Doch bei Feuillade geht es auch verstärkt um die Bedrohung von Identität und um deren Auflösung: Ständig verweisen Notiz- und Adressbücher sowie Visitenkarten auf ihre jeweiligen Besitzer – und sind dann doch bloß falsche Imitate (gleich in der ersten Episode von Fantômas übergibt der Superverbrecher seinem Opfer eine weiße Karte, auf der langsam sein Name durchzuschimmern beginnt), wird die Unterscheidbarkeit der einzelnen Protagonisten zunehmend unmöglich.
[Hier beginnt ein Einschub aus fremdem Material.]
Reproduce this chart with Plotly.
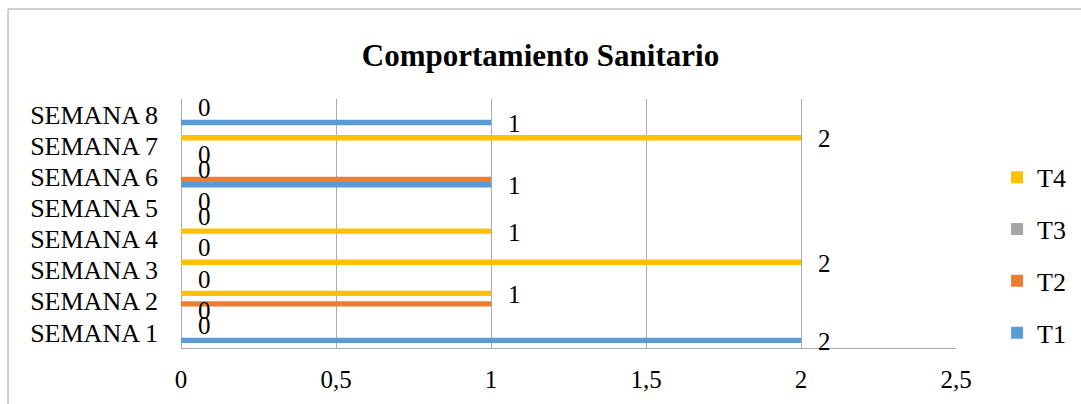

So wie das Individuum zu Beginn des Jahrhunderts in der Masse verschwindet, löst es sich bei Feuillade in seine – auch physischen – Bestandteile auf: Immer wieder geht es um einzelne Körperteile, schon in der ersten Episode von Les Vampires wird der abgetrennte Kopf des Kommissars gefunden.
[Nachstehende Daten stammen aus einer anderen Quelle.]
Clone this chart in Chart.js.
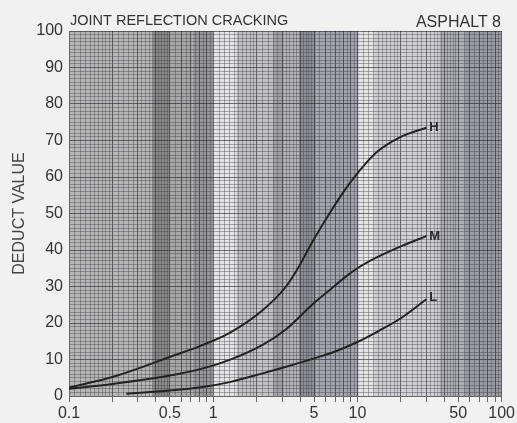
<!DOCTYPE html>
<html>
<head>
<meta charset="utf-8">
<script src="https://cdn.jsdelivr.net/npm/chart.js@4.4.0/dist/chart.umd.min.js"></script>
<style>
    html, body { margin: 0; padding: 0; background: #f1f1f1; }
    #wrap { width: 517px; height: 423px; }
</style>
</head>
<body>
<div id="wrap"><canvas id="chart" width="517" height="423"></canvas></div>
<script>
// Curve data (density on log x axis, deduct value on y)
const highX = [0.1, 0.2, 0.3, 0.5, 0.8, 1.3, 2.2, 3.2, 3.8, 5, 6.4, 8.3, 10, 13.5, 20, 30];
const highValues = [2.3, 5.2, 7.5, 10.7, 13.6, 17.3, 23.5, 30, 34.5, 43, 50, 56.8, 61, 66.7, 71, 73.5];
const mediumX = [0.1, 0.2, 0.5, 0.8, 1.3, 2.2, 3.2, 5, 6.4, 8.3, 10, 13.5, 20, 30];
const mediumValues = [2, 3.3, 5.6, 7.3, 9.9, 14, 18.3, 25.5, 29, 32.7, 35, 37.9, 41, 43.8];
const lowX = [0.25, 0.5, 0.8, 1.3, 2.2, 3.2, 5, 7, 10, 14, 20, 30];
const lowValues = [0.6, 1.5, 2.3, 3.8, 6.2, 8, 10.3, 12.2, 14.8, 17.8, 21.3, 26.5];
const seriesNames = ['H', 'M', 'L'];

const xTickLabels = [0.1, 0.5, 1, 5, 10, 50, 100];
const yTickLabels = [0, 10, 20, 30, 40, 50, 60, 70, 80, 90, 100];

// shaded bands of the scanned grid paper
const bands = [
    [0.1, 0.38, '#b6b6b6'],
    [0.38, 0.5, '#8a8a8a'],
    [0.5, 0.72, '#a6a6a6'],
    [0.72, 1.0, '#98989a'],
    [1.0, 1.45, '#e4e4e4'],
    [1.45, 2.6, '#c2c2c4'],
    [2.6, 3.1, '#a0a0a6'],
    [3.1, 3.9, '#b2b2b8'],
    [3.9, 5.2, '#8e8e98'],
    [5.2, 10.2, '#a4a4ae'],
    [10.2, 13, '#e6e6e6'],
    [13, 37, '#d0d0d4'],
    [37, 55, '#aeaeb6'],
    [55, 100, '#9a9aa4'],
];

// fine vertical rulings like semi-log paper
function paperLines() {
    const out = [];
    [0.1, 1, 10].forEach(d => {
        for (let k = 1; k < 2; k += 0.1) out.push(k * d);
        for (let k = 2; k < 5; k += 0.2) out.push(k * d);
        for (let k = 5; k < 10; k += 0.5) out.push(k * d);
    });
    out.push(100);
    return out.map(v => Number(v.toPrecision(6)));
}

function isWhole(v) {
    const m = v / Math.pow(10, Math.floor(Math.log10(v) + 1e-9));
    return Math.abs(m - Math.round(m)) < 1e-6;
}

const toPoints = (xs, ys) => xs.map((x, i) => ({ x: x, y: ys[i] }));

const paperPlugin = {
    id: 'paper',
    beforeDraw(chart) {
        const { ctx, chartArea: a, scales: { x } } = chart;
        ctx.save();
        ctx.fillStyle = '#f1f1f1';
        ctx.fillRect(0, 0, chart.width, chart.height);
        bands.forEach(([from, to, color]) => {
            const x0 = x.getPixelForValue(from);
            const x1 = x.getPixelForValue(to);
            ctx.fillStyle = color;
            ctx.fillRect(x0, a.top, x1 - x0, a.bottom - a.top);
        });
        ctx.restore();
    }
};

const labelPlugin = {
    id: 'curveLabels',
    afterDatasetsDraw(chart) {
        const ctx = chart.ctx;
        ctx.save();
        ctx.fillStyle = '#2a2a2a';
        ctx.font = 'bold 13px "Liberation Sans", Arial, sans-serif';
        ctx.textBaseline = 'middle';
        chart.data.datasets.forEach((ds, i) => {
            const pts = chart.getDatasetMeta(i).data;
            const last = pts[pts.length - 1];
            ctx.fillText(seriesNames[i], last.x + 3, last.y - (i === 2 ? 2 : 0));
        });
        ctx.restore();
    },
    afterDraw(chart) {
        const ctx = chart.ctx;
        ctx.save();
        ctx.fillStyle = '#333';
        ctx.textBaseline = 'alphabetic';
        ctx.font = '14.5px "Liberation Sans", Arial, sans-serif';
        ctx.textAlign = 'left';
        ctx.fillText('JOINT REFLECTION CRACKING', 70, 25);
        ctx.font = '16px "Liberation Sans", Arial, sans-serif';
        ctx.textAlign = 'right';
        ctx.fillText('ASPHALT 8', 501, 27);
        ctx.restore();
    }
};

const lineStyle = {
    borderColor: '#222',
    borderWidth: 2,
    pointRadius: 0,
    fill: false,
    cubicInterpolationMode: 'monotone',
};

const ctx = document.getElementById('chart').getContext('2d');
new Chart(ctx, {
    type: 'line',
    data: {
        datasets: [
            { label: 'H', data: toPoints(highX, highValues), ...lineStyle },
            { label: 'M', data: toPoints(mediumX, mediumValues), ...lineStyle },
            { label: 'L', data: toPoints(lowX, lowValues), ...lineStyle },
        ]
    },
    options: {
        responsive: false,
        animation: false,
        devicePixelRatio: 1,
        layout: { padding: { top: 31, right: 8, left: 0, bottom: 0 } },
        plugins: { legend: { display: false }, tooltip: { enabled: false } },
        scales: {
            x: {
                type: 'logarithmic',
                min: 0.1,
                max: 100,
                afterBuildTicks: axis => {
                    axis.ticks = paperLines().map(v => ({ value: v }));
                },
                afterFit: axis => { axis.height = 27; },
                ticks: {
                    autoSkip: false,
                    maxRotation: 0,
                    padding: 2,
                    color: '#333',
                    font: { family: '"Liberation Sans", Arial, sans-serif', size: 16 },
                    callback: v => {
                        const hit = xTickLabels.find(t => Math.abs(t - v) < 1e-6 * t);
                        return hit !== undefined ? String(hit) : '';
                    }
                },
                grid: {
                    color: c => isWhole(c.tick.value) ? 'rgba(35,35,40,0.6)' : 'rgba(60,60,65,0.38)',
                    tickColor: c => isWhole(c.tick.value) ? '#666' : 'rgba(0,0,0,0)',
                    tickLength: 6,
                },
                border: { color: '#666' }
            },
            y: {
                min: 0,
                max: 100,
                afterFit: axis => { axis.width = 69; },
                ticks: {
                    stepSize: 1,
                    autoSkip: false,
                    padding: 6,
                    color: '#333',
                    font: { family: '"Liberation Sans", Arial, sans-serif', size: 16 },
                    callback: v => yTickLabels.includes(v) ? String(v) : ''
                },
                grid: {
                    drawTicks: false,
                    color: c => c.tick.value % 10 === 0 ? 'rgba(35,35,40,0.6)' : 'rgba(60,60,65,0.38)',
                },
                border: { color: '#666' },
                title: {
                    display: true,
                    text: 'DEDUCT VALUE',
                    color: '#444',
                    padding: { top: 10, bottom: 0 },
                    font: { family: '"Liberation Sans", Arial, sans-serif', size: 16 }
                }
            }
        }
    },
    plugins: [paperPlugin, labelPlugin]
});
</script>
</body>
</html>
In einem Kapitel seines Buches Fenster zum Tod beschreibt der Filmwissenschafter Hans Schmid eine der „Sensationen“ bei Feuillade, die der Erste Weltkrieg mit sich brachte: „Angesichts neuartiger Maschinengewehre wurden die farbenprächtigen Uniformen des 19. Jahrhunderts zum tödlichen Anachronismus, geschickte Tarnung war lebenswichtig geworden. Die Briten hatten sich schon nach dem Burenkrieg Khaki-Uniformen zugelegt, die Deutschen trugen statt Preußischblau nun Feldgrau. Nur die französische Führung hielt zunächst (…) an den roten Käppis und Hosen fest, entschied sich aber nach furchtbaren Massakern für horizontblaue Uniformen und beauftragte kubistische Maler mit der Ausarbeitung von Tarnkonzepten. Auch die Vampire passen sich ihrer Umgebung an, (…) verschmelzen mit dunklen Hintergründen, sind für die Ordnungsmächte kaum mehr auszumachen und werden zur allgegenwärtigen Gefahr.“
Im weiten Feld der populärkulturellen Bezüge und Abhängigkeiten, der Wirkungsgeschichte innerhalb der Künste sowie den verschiedenen Aneignungen der Figuren durch nachfolgende Strömungen: Der politisch-reale Hintergrund und das gesellschaftliche Klima Feuillades bleiben bis heute präsent. Denn was durch den Ersten Weltkrieg und den Zusammenprall jahrhundertealter Imperien gerade im Begriff war, zerstört zu werden, war auch eine bis dahin unbekannte Form der Globalisierung (auch wenn diese natürlich nicht so genannt wurde) und der Mobilität. Die oft angesprochenen Ängste des Bürgertums, die Fantômas und die Vampire freisetzten, beruhten nicht zuletzt auf einem durch den Krieg verursachten Verlust ganz bestimmter Privilegien: In wenigen Jahren bis 1913 wuchs die Weltwirtschaft schneller als jemals zuvor – und sollte in der Folge für mehrere Jahrzehnte wieder zurückgeworfen werden. „Die vibrierenden Metropolen – London, Paris, Amsterdam, Berlin – waren Monumente des Fortschritts der Menschheit“, schreibt der Historiker Niall Ferguson (Krieg der Welt, 2006), „auch wenn ihre Elendsviertel enthüllten, wie ungleich dessen Früchte verteilt wurden.“ Die Welt war zu einem Netz geworden – Schifffahrtslinien, Eisenbahnstrecken, Waren- und Kapitalströme sowie Telegrafie stellten erstmals ein flächendeckendes Verbindungssystem her, mit Metropolen wie Paris als pulsierende Motoren. Fantômas und die Vampire sind weniger Verbrecher außerhalb der Gesellschaft als mitten in ihr drin. Vielleicht als die ersten Modernisierungsverlierer.